Sunday, March 4, 2012

Strippers!

Strippers!

I'm a big fan of sex work being safe and legal-- from phone sex to prostitution-- in part because well, it's going to happen anyway, in part because I think that sex itself is over-stigmatized and over-obsessed over in society, and in part because I'm a big fan of giving people autonomy in deciding what they want to do to make money and how they want to use their bodies. I know that women sometimes get forced into sex work, and that there is still human trafficking, and that some people want minors for their sex work. Those are all very bad things, but they are not what I am interested in talking about right now. The people I'm talking about here are the ones who enter into it freely, or at least as freely as someone entering into a job at Walmart or the Gap.

Specifically, I want to talk about the phenomenon of strippers, and how their audience/clients relate to them. On the surface, I totally get it. Hot girls who will get naked and dance around, titillating straight guys and maybe even grinding onto their fully clothed crotches? I mean, I guess that sort of sounds like fun. Except for the whole paying to get sexually frustrated with some of your best dude pals. But I do understand that it can provide good fantasy fodder, and give guys a sort of emotional high, and that it can be fun for them.

But how does someone watching distance themselves from the fact that these women are doing this purely for money? They're being hot and using you, and they probably don't think very highly of you or respect you. How does a guy forget that during the strip show? A lot of my guy friends say they aren't really into watching strippers-- that they've gone, and that it just hasn't been awesome, and that the girls haven't been super hot, and that they realize they're paying for overpriced watered down drinks and watching something that loses the appeal of novelty pretty fast. They might be lying, of course, since I'm a chick, but since they know I don't have anything against guys who go to strip clubs, the full motivation for the lie isn't quite there.

Part of me is annoyed that I can't understand the mental disconnect-- I mean, I can appreciate music and art when I know the performers are paid, so why do I feel like it would be so hard to appreciate strippers? I think it's, in part at least, because of my experiences of sex-- fun and joining and bonding and exciting and affirming. The idea of enjoying a sexual experience with someone who doesn't want you seems hard to understand. Isn't the pleasure of someone else a big part of the enjoyment of the experience? But again, why is sex work, in my mind, different from any other activity? Is it the idea that doing it for work diminishes the value of doing it for fun or with a partner? Musicians and actors do things for work that they also do for pleasure, after all.
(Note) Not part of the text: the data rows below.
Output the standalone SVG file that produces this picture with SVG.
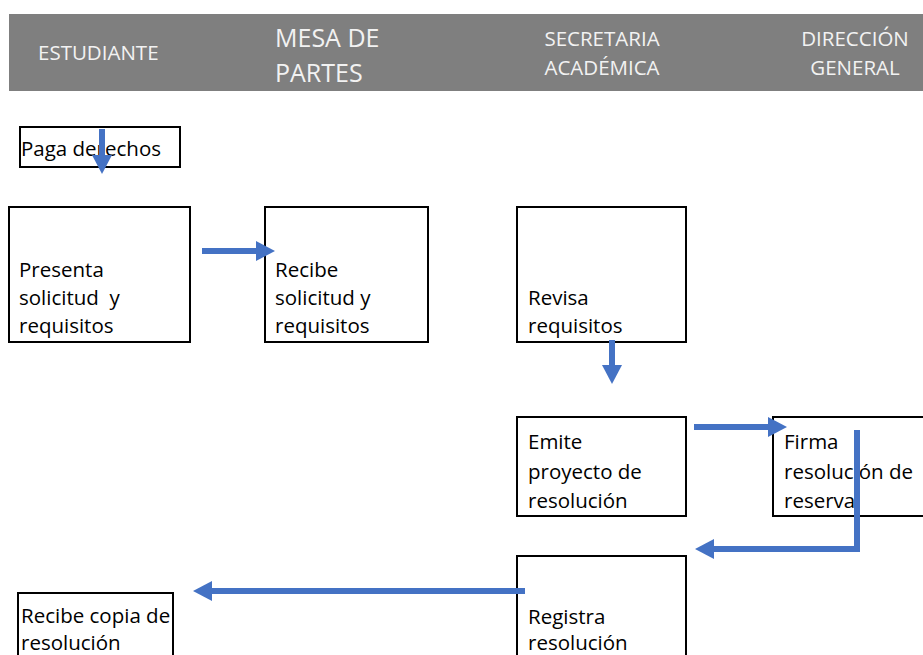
<svg xmlns="http://www.w3.org/2000/svg" width="923" height="655" viewBox="0 0 923 655">
<defs>
<style>
.hdr{font-family:"Open Sans","Liberation Sans",sans-serif;fill:#f2f2f2;font-size:20.5px}
.big{font-size:25px}
.box{fill:#fff;stroke:#000;stroke-width:2}
.t{font-family:"Open Sans","Liberation Sans",sans-serif;font-size:20.5px;fill:#000;white-space:pre}
.arr{fill:none;stroke:#4472c4;stroke-width:6}
</style>
<marker id="ah" markerUnits="userSpaceOnUse" markerWidth="20" markerHeight="20" viewBox="0 0 20 20" refX="0" refY="10" orient="auto" overflow="visible">
<path d="M0,0 L19,10 L0,20 Z" fill="#4472c4"/>
</marker>
</defs>
<rect width="923" height="655" fill="#fff"/>
<g id="header">
<rect x="9" y="14" width="914" height="77" fill="#7f7f7f"/>
<text class="hdr" x="38" y="60">ESTUDIANTE</text>
<text class="hdr big" x="275" y="47">MESA DE</text>
<text class="hdr big" x="275" y="82">PARTES</text>
<text class="hdr" x="602" y="46" text-anchor="middle">SECRETARIA</text>
<text class="hdr" x="602" y="75" text-anchor="middle">ACADÉMICA</text>
<text class="hdr" x="855" y="46" text-anchor="middle">DIRECCIÓN</text>
<text class="hdr" x="855" y="75" text-anchor="middle">GENERAL</text>
</g>
<g id="n-paga">
<rect class="box" x="20" y="127" width="160" height="40"/>
<text class="t" x="21" y="156">Paga derechos</text>
</g>
<g id="n-presenta">
<rect class="box" x="9" y="207" width="181" height="135"/>
<text class="t" x="19" y="277">Presenta</text>
<text class="t" x="19" y="305">solicitud  y</text>
<text class="t" x="19" y="333">requisitos</text>
</g>
<g id="n-recibe">
<rect class="box" x="265" y="207" width="163" height="135"/>
<text class="t" x="275" y="277">Recibe</text>
<text class="t" x="275" y="305">solicitud y</text>
<text class="t" x="275" y="333">requisitos</text>
</g>
<g id="n-revisa">
<rect class="box" x="517" y="207" width="169" height="135"/>
<text class="t" x="528" y="305">Revisa</text>
<text class="t" x="528" y="333">requisitos</text>
</g>
<g id="n-emite">
<rect class="box" x="517" y="417" width="169" height="99"/>
<text class="t" x="528" y="449">Emite</text>
<text class="t" x="528" y="479">proyecto de</text>
<text class="t" x="528" y="508">resolución</text>
</g>
<g id="n-firma">
<rect class="box" x="773" y="417" width="160" height="99"/>
<text class="t" x="784" y="449">Firma</text>
<text class="t" x="784" y="479">resolución de</text>
<text class="t" x="784" y="508">reserva</text>
</g>
<g id="n-registra">
<rect class="box" x="517" y="556" width="169" height="110"/>
<text class="t" x="528" y="624">Registra</text>
<text class="t" x="528" y="650">resolución</text>
</g>
<g id="n-copia">
<rect class="box" x="18" y="593" width="155" height="70"/>
<text class="t" x="21" y="623">Recibe copia de</text>
<text class="t" x="21" y="650">resolución</text>
</g>
<g id="connectors">
<path class="arr" d="M102,129 V155" marker-end="url(#ah)"/>
<path class="arr" d="M202,251 H256" marker-end="url(#ah)"/>
<path class="arr" d="M612,340 V365" marker-end="url(#ah)"/>
<path class="arr" d="M694,427 H768" marker-end="url(#ah)"/>
<path class="arr" d="M857,430 V549 H714" marker-end="url(#ah)"/>
<path class="arr" d="M525,591 H212" marker-end="url(#ah)"/>
</g>
</svg>
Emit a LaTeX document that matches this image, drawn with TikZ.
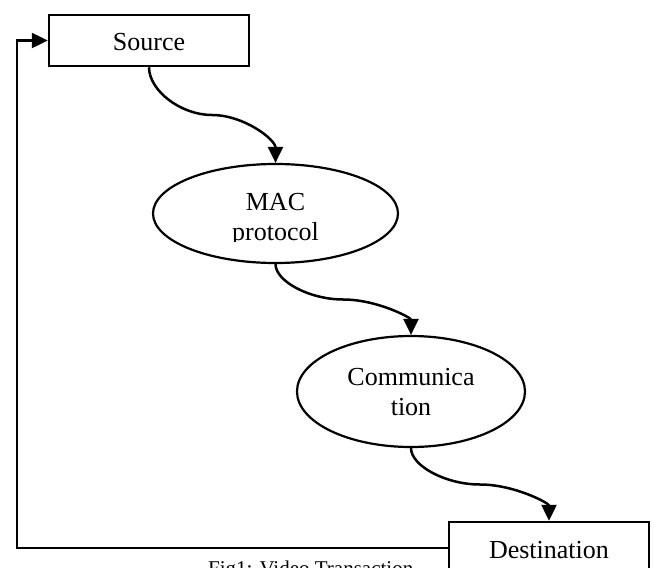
\documentclass[tikz,border=0pt]{standalone}
\usepackage{fontspec}
\setmainfont{Liberation Serif}
\usetikzlibrary{shapes.geometric,arrows.meta}
\begin{document}
\begin{tikzpicture}[x=1pt,y=-1pt,
  boxnode/.style={draw, rectangle, minimum width=200pt, inner sep=0pt, line width=2.5pt},
  ellnode/.style={draw, ellipse, inner sep=0pt, line width=2.2pt},
  lbl/.style={font=\fontsize{26}{30}\selectfont, inner sep=0pt},
  captxt/.style={font=\fontsize{21}{25}\selectfont, inner sep=0pt},
  conn/.style={line width=2.5pt, -{Triangle[length=16pt,width=15pt]}}]
\useasboundingbox (0,0) rectangle (654,568);
\clip (0,0) rectangle (654,568);
\fill[white] (0,0) rectangle (654,568);
% nodes
\node[boxnode, minimum height=51pt] (src) at (149,40.5) {};
\node[boxnode, minimum height=52pt] (dst) at (549,548) {};
\node[ellnode, minimum width=245pt, minimum height=99pt] (mac) at (275.5,213.5) {};
\node[ellnode, minimum width=228pt, minimum height=111pt] (com) at (411,391.5) {};
% labels
\node[lbl, anchor=base] (srcT) at (149,50) {Source};
\node[lbl, anchor=base] (dstT) at (549,558) {Destination};
\node[lbl, anchor=base] (macA) at (275.5,210) {MAC};
\begin{scope}
\clip (150,215) rectangle (400,241.5);
\node[lbl, anchor=base] (macB) at (275.5,240) {protocol};
\end{scope}
\node[lbl, anchor=base] (comA) at (411,385) {Communica};
\node[lbl, anchor=base] (comB) at (411,415) {tion};
\node[captxt, anchor=base west] (capT) at (208,575) {Fig1: Video Transaction};
% connectors
\draw[conn] (src.south) .. controls (149,90.5) and (180.6,115) .. (212,115)
  .. controls (243.9,115) and (275.5,139.5) .. (mac.north);
\draw[conn] (mac.south) .. controls (275.5,281.25) and (309.4,299.5) .. (343.25,299.5)
  .. controls (377.1,299.5) and (411,317.75) .. (com.north);
\draw[conn] (com.south) .. controls (411,465.75) and (445.5,484.5) .. (480,484.5)
  .. controls (514.5,484.5) and (549,503.25) .. (dst.north);
\coordinate (lc) at (17,548);
\draw[conn] (dst.west) -- (lc) |- (src.west);
\end{tikzpicture}
\end{document}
So what is it that causes some men-- and some women-- to enjoy watching someone dance naked and provocatively, with no plot or emotional connect other than lust, when the dancer is not someone who is sexually interested in them?

4 comments:

hell hath no fury said...

Why can't you just accept that men have different sexualities to women?

Being able to participate in sexual enjoyment with little or no emotional bond or wish to turn the object of your desire into your exclusive property is NOT a moral failing on men, it is a psychological and emotional failure on the part of women.

Anonymous said...

I'm a woman, and I do think it's unwise to expect an emotional bond with someone just because you've had sex. In my experience, it's NOT a mistake exclusive to women--but that's besides the point.
Sex is fun and only one of many components to a relationship. A person should think of sex as one of the things that makes a relationship desirable, but not the reverse--a relationship shouldn't be started just because of the sex or the desire for it. so maybe for that reason, i don't even see how if i'm a stripper, the special-ness of having sex with the person I actually choose to be in a relationship with is lessened. It's special because it is a shared experience with that person, not because it's sex.

Anonymous said...

I think strippers have all sorts of different stage personas, too. You know, some will play up the cooing and cuddling thing, others are aggressive and almost masochistic. I gather the strippers realize what kind of "role" they play best and play up to that kind of client.

You should read "Candy Girl: A year in the life of an unlikely stripper" by Diablo Cody. Super quick read, and funny. Also, has amusing lists of best songs to strip to, worst stripper names, etc.

Anonymous said...

I meant sadists, not masochists. Oops.